In Scotland instrumental music tuition provided by local authorities and musical experiences provided through the Youth Music Initiative (YMI) have all contributed to the success of Scotland’s music education and to the delivery of CfE. Improving access to music education for young people and enabling as many learners to participate as possible is the shared aim of these programmes, indeed ‘putting music at the heart of young people’s lives and learning’ is a key mission statement from the YMI, which has two strands – school based music making and music activities outwith a school setting.
In late 2018 the Welsh Government published ‘Hitting the Right Notes’, following an enquiry into the funding for and access to music education in Wales.
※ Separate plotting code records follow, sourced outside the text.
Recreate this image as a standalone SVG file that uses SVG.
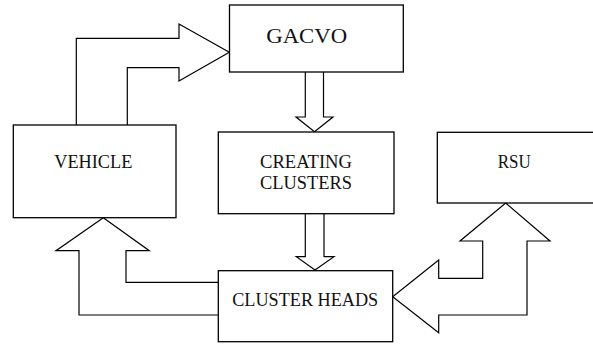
<svg xmlns="http://www.w3.org/2000/svg" width="593" height="345" viewBox="0 0 593 345">
<style>
.box{fill:#fff;stroke:#000;stroke-width:1.3}
.arr{fill:#fff;stroke:#000;stroke-width:1.2;stroke-linejoin:miter}
text{font-family:"Liberation Serif","Times New Roman",serif;fill:#111;text-anchor:middle}
.t{font-size:18px}
</style>
<rect width="593" height="345" fill="#fff"/>
<g id="connectors">
<path class="arr" d="M76.3,125 L76.3,38.3 L179,38.3 L179,24 L229.3,52.3 L179,81 L179,67.7 L127.3,67.7 L127.3,125"/>
<path class="arr" d="M305.3,72 L305.3,117 L296,117 L314.5,131.7 L333,117 L323.5,117 L323.5,72"/>
<path class="arr" d="M305.3,213.7 L305.3,256.7 L296.3,256.7 L315,270 L334,256.7 L324,256.7 L324,213.7"/>
<path class="arr" d="M218.3,282.3 L126,282.3 L126,250.7 L149.3,250.7 L103.3,217.7 L56,250.7 L79,250.7 L79,315 L218.3,315"/>
<path class="arr" d="M505.7,203 L550,241 L527,241 L527,315 L438.7,315 L438.7,332.7 L392.7,296.7 L438.7,260 L438.7,278.3 L482.7,278.3 L482.7,241 L460,241 Z"/>
</g>
<g id="gacvo">
<rect class="box" x="229.5" y="5" width="173.8" height="67"/>
<text x="306.7" y="43.3" font-size="22" textLength="81" lengthAdjust="spacingAndGlyphs">GACVO</text>
</g>
<g id="creating">
<rect class="box" x="218.3" y="132" width="175.7" height="81.7"/>
<text class="t" x="306" y="168.3" textLength="92" lengthAdjust="spacingAndGlyphs">CREATING</text>
<text class="t" x="306" y="189" textLength="92" lengthAdjust="spacingAndGlyphs">CLUSTERS</text>
</g>
<g id="vehicle">
<rect class="box" x="13.3" y="125" width="162.7" height="92.7"/>
<text class="t" x="93.3" y="168.3" textLength="78" lengthAdjust="spacingAndGlyphs">VEHICLE</text>
</g>
<g id="clusterheads">
<rect class="box" x="218.3" y="270.7" width="174.4" height="71"/>
<text class="t" x="305.2" y="306" textLength="146" lengthAdjust="spacingAndGlyphs">CLUSTER HEADS</text>
</g>
<g id="rsu">
<rect class="box" x="437.3" y="132.3" width="160" height="70.7"/>
<text class="t" x="514.3" y="168.3" textLength="33" lengthAdjust="spacingAndGlyphs">RSU</text>
</g>
</svg>
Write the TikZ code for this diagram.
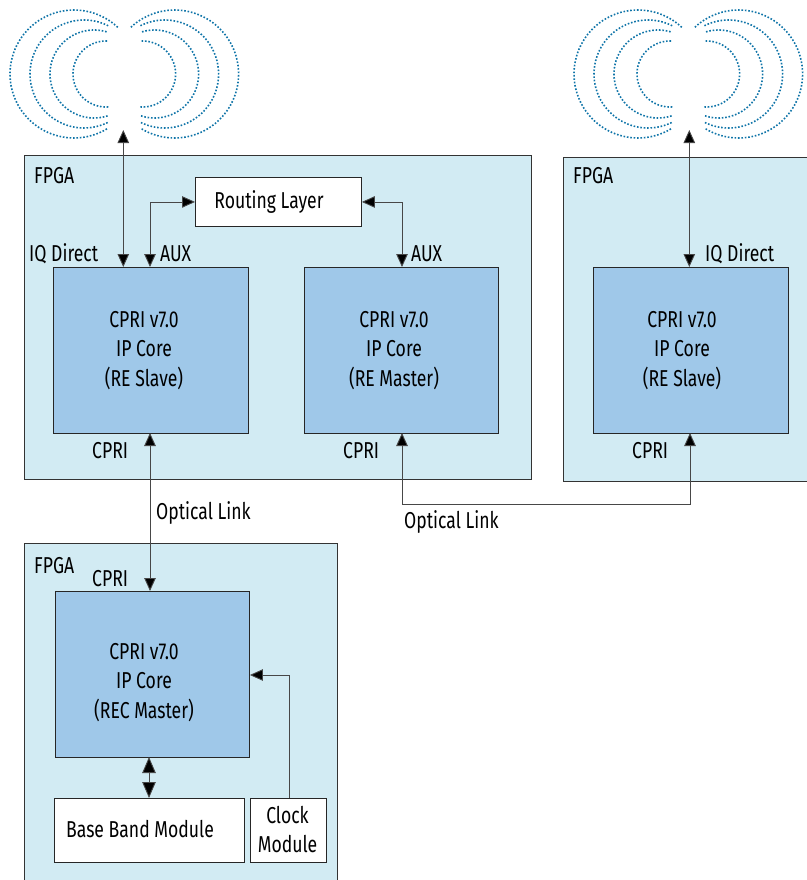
\documentclass[tikz,border=0pt]{standalone}
\usepackage{fontspec}
\setmainfont[FakeStretch=0.765]{Fira Sans}
\usetikzlibrary{arrows.meta}
\definecolor{fpgafill}{HTML}{D2EBF3}
\definecolor{corefill}{HTML}{9FC8E9}
\definecolor{dotblue}{HTML}{0F74A8}
\tikzset{
  fpgabox/.style={draw=black!80,fill=fpgafill,line width=0.9pt},
  corebox/.style={draw=black!85,fill=corefill,line width=0.9pt},
  whitebox/.style={draw=black!85,fill=white,line width=0.9pt},
  boxtext/.style={align=center,font=\fontsize{23}{29.3}\selectfont,inner sep=0pt,text=black},
  lbl/.style={font=\fontsize{23}{26}\selectfont,inner sep=0pt,text=black},
  link/.style={draw=black!72,line width=0.9pt,{Triangle[length=13pt,width=11.5pt,fill=black]}-{Triangle[length=13pt,width=11.5pt,fill=black]}},
  onelink/.style={draw=black!72,line width=0.9pt,-{Triangle[length=13pt,width=11.5pt,fill=black]}},
  biglink/.style={draw=black!72,line width=0.9pt,{Triangle[length=16pt,width=13.5pt,fill=black]}-{Triangle[length=16pt,width=13.5pt,fill=black]}},
  wave/.style={draw=dotblue,line width=1.6pt,dash pattern=on 1.6pt off 1.8pt}
}
\newcommand{\rect}[6]{\node[#1,minimum width=#4pt-#2pt,minimum height=#5pt-#3pt,anchor=north west,inner sep=0pt] (#6) at (#2,#3) {};}
\begin{document}
\begin{tikzpicture}[x=1pt,y=-1pt]
\useasboundingbox (0,0) rectangle (806,880);
% antennas
\foreach \ax in {124.3,688.3}{
 \foreach \s in {1,-1}{
  \foreach \co/\r/\a/\b in {18.3/33/86/274, 30.3/44/72/287, 40.3/54/64/298, 50.3/64/59/314}{
   \draw[wave] plot[domain=\a:\b,samples=70] ({\ax+\s*(-\co+\r*cos(\x))},{74+\r*sin(\x)});
  }
 }
}
% FPGA boxes
\rect{fpgabox}{23.5}{155}{531}{479}{fpgaA}
\rect{fpgabox}{563}{157}{812}{481}{fpgaB}
\rect{fpgabox}{23.5}{543}{337}{886}{fpgaC}
\node[lbl,anchor=west] (fa) at (34,176) {FPGA};
\node[lbl,anchor=west] (fb) at (573,176) {FPGA};
\node[lbl,anchor=west] (fc) at (34,566) {FPGA};
% cores
\rect{corebox}{53}{267}{248}{433}{coreA}
\rect{corebox}{304}{267}{498}{433}{coreB}
\rect{corebox}{593}{267}{788}{433}{coreC}
\rect{corebox}{55}{591}{249}{757}{coreD}
\node[boxtext] (tA) at (144,350.5) {CPRI v7.0\\IP Core\\(RE Slave)};
\node[boxtext] (tB) at (394,350.5) {CPRI v7.0\\IP Core\\(RE Master)};
\node[boxtext] (tC) at (682,350.5) {CPRI v7.0\\IP Core\\(RE Slave)};
\node[boxtext] (tD) at (144,682.5) {CPRI v7.0\\IP Core\\(REC Master)};
% white
\rect{whitebox}{195}{177}{361}{226}{route}
\rect{whitebox}{54}{798}{244}{862}{base}
\rect{whitebox}{250}{798}{326}{862}{clock}
\node[boxtext] (tR) at (269,201.5) {Routing Layer};
\node[boxtext] (tBB) at (140,829.5) {Base Band Module};
\node[boxtext] (tCk) at (287.5,829.5) {Clock\\Module};
% named free ends
\coordinate (antA) at (123.3,130);
\coordinate (antB) at (689.3,130);
% connectors
\draw[link] (antA) -- (antA |- coreA.north);
\draw[link] (antB) -- (antB |- coreC.north);
\draw[link] (150,267) |- (route.west);
\draw[link] (route.east) -| (402,267);
\draw[link] (150,433) -- (150,591);
\draw[link] (402,433) |- (690,504) -- (690,433);
\draw[onelink] (289,798) |- (coreD.east |- 0,675);
\draw[biglink] (149,757) -- (149,798);
% labels
\node[lbl,anchor=west] (l1) at (29,254) {IQ Direct};
\node[lbl,anchor=west] (l2) at (160,254) {AUX};
\node[lbl,anchor=west] (l3) at (411,254) {AUX};
\node[lbl,anchor=west] (l4) at (705,254) {IQ Direct};
\node[lbl,anchor=west] (l5) at (92,451) {CPRI};
\node[lbl,anchor=west] (l6) at (343,451) {CPRI};
\node[lbl,anchor=west] (l7) at (632,451) {CPRI};
\node[lbl,anchor=west] (l8) at (92,579) {CPRI};
\node[lbl,anchor=west] (l9) at (156,513) {Optical Link};
\node[lbl,anchor=west] (l10) at (404,522) {Optical Link};
\end{tikzpicture}
\end{document}
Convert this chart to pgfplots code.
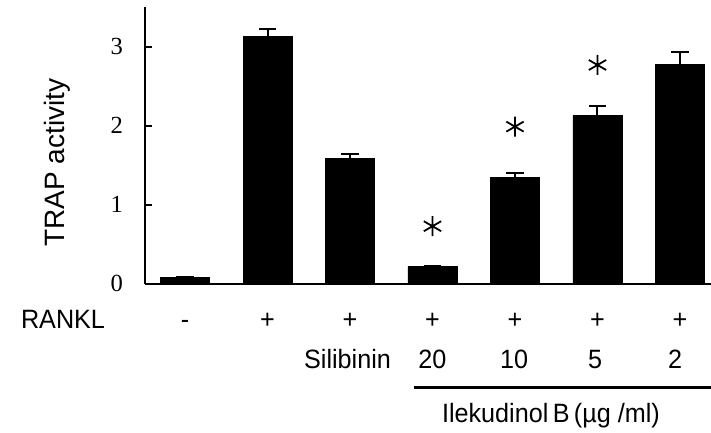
\documentclass[border=0pt]{standalone}
\usepackage{fontspec}
\setmainfont{Liberation Serif}
\setsansfont{Liberation Sans}
\newfontfamily\condsans[FakeStretch=0.95]{Liberation Sans}
\usepackage{pgfplots}
\pgfplotsset{compat=1.18}
\begin{document}
\begin{tikzpicture}
\path[use as bounding box] (-72.5pt,-74.5pt) rectangle (283pt,141.95pt);
\begin{axis}[
  at={(0,0)}, anchor=south west,
  scale only axis,
  width=283pt, height=138.3pt,
  xmin=-0.485, xmax=6.376,
  ymin=0, ymax=3.5,
  axis lines=left,
  axis line style={line width=1pt, -},
  clip=false,
  xtick={0,1,2,3,4,5,6},
  xticklabels={-,+,+,+,+,+,+},
  x tick style={draw=none},
  xticklabel style={anchor=base, yshift=-22.5pt, font=\condsans\fontsize{13.25}{15}\selectfont},
  ytick={0,1,2,3},
  y tick style={line width=1pt, black},
  tick align=inside,
  major tick length=3.5pt,
  yticklabel style={font=\rmfamily\fontsize{12.3}{14}\selectfont, xshift=-7.5pt},
  /pgf/number format/assume math mode=true,
  ylabel={TRAP activity},
  ylabel style={at={(axis description cs:-0.1555,0.438)}, anchor=center, rotate=0, font=\sffamily\fontsize{14}{16}\selectfont},
]
\addplot[ybar, bar width=24.5pt, fill=black, draw=black,
  error bars/.cd, y dir=plus, y explicit,
  error bar style={line width=1pt, black},
  error mark options={rotate=90, mark size=4.3pt, line width=1pt, black}]
coordinates {
  (0,0.08) +- (0,0.005)
  (1,3.13) +- (0,0.10)
  (2,1.59) +- (0,0.05)
  (3,0.22) +- (0,0.01)
  (4,1.35) +- (0,0.05)
  (5,2.13) +- (0,0.12)
  (6,2.78) +- (0,0.15)
};
\addplot[only marks, mark=asterisk, mark size=5pt, line width=0.9pt, black, mark options={solid}]
coordinates {(3,0.73) (4,1.99) (5,2.77)};
\node[anchor=base west, font=\condsans\fontsize{13.25}{15}\selectfont] at (axis cs:-2.073,-0.570) {RANKL};
\node[anchor=base, font=\condsans\fontsize{13.25}{15}\selectfont] at (axis cs:1.97,-1.076) {Silibinin};
\node[anchor=base, font=\condsans\fontsize{13.25}{15}\selectfont] at (axis cs:3,-1.076) {20};
\node[anchor=base, font=\condsans\fontsize{13.25}{15}\selectfont] at (axis cs:3.99,-1.076) {10};
\node[anchor=base, font=\condsans\fontsize{13.25}{15}\selectfont] at (axis cs:4.97,-1.076) {5};
\node[anchor=base, font=\condsans\fontsize{13.25}{15}\selectfont] at (axis cs:5.94,-1.076) {2};
\draw[line width=1.5pt] (axis cs:2.776,-1.316) -- (axis cs:6.376,-1.316);
\node[anchor=base, font=\condsans\fontsize{13.25}{15}\selectfont] at (axis cs:4.436,-1.759) {Ilekudinol\,B\,(µg /ml)};
\end{axis}
\end{tikzpicture}
\end{document}
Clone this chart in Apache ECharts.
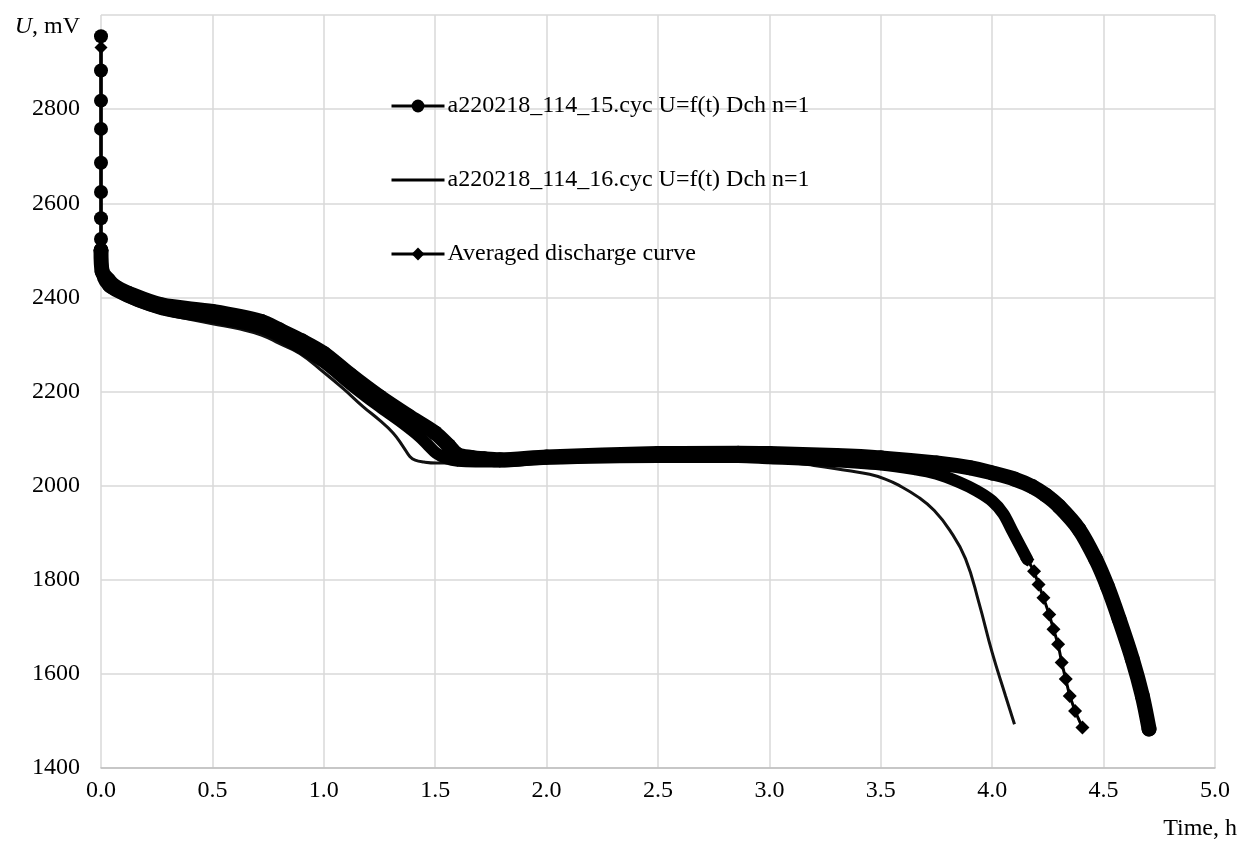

In response to this there has been increased funding for local authorities to support music education in their areas. The Welsh government and the Arts Council of Wales have launched a fund to help children develop their musical talents, called., Anthem Music Fund Wales.
Extended music provision in Northern Ireland is provided primarily by traditional music education services. Schools have traditonally been supported by the music services of the Education Authority in Northern Ireland, providing schools with peripatetic tutors, curriculum support, and creating ensemble opportunities for young musicians through regional orchestras. The EA’s strategic direction for the future of the music services is yet to be mapped. Currently the political stalemate in NI, where there is no sitting government, hampers progress in all aspects of educational policy and strategy. As a result, schools are experiencing ‘emergency’ funding restrictions, which have a significant impact on the wider opportuntities they can afford for their pupils.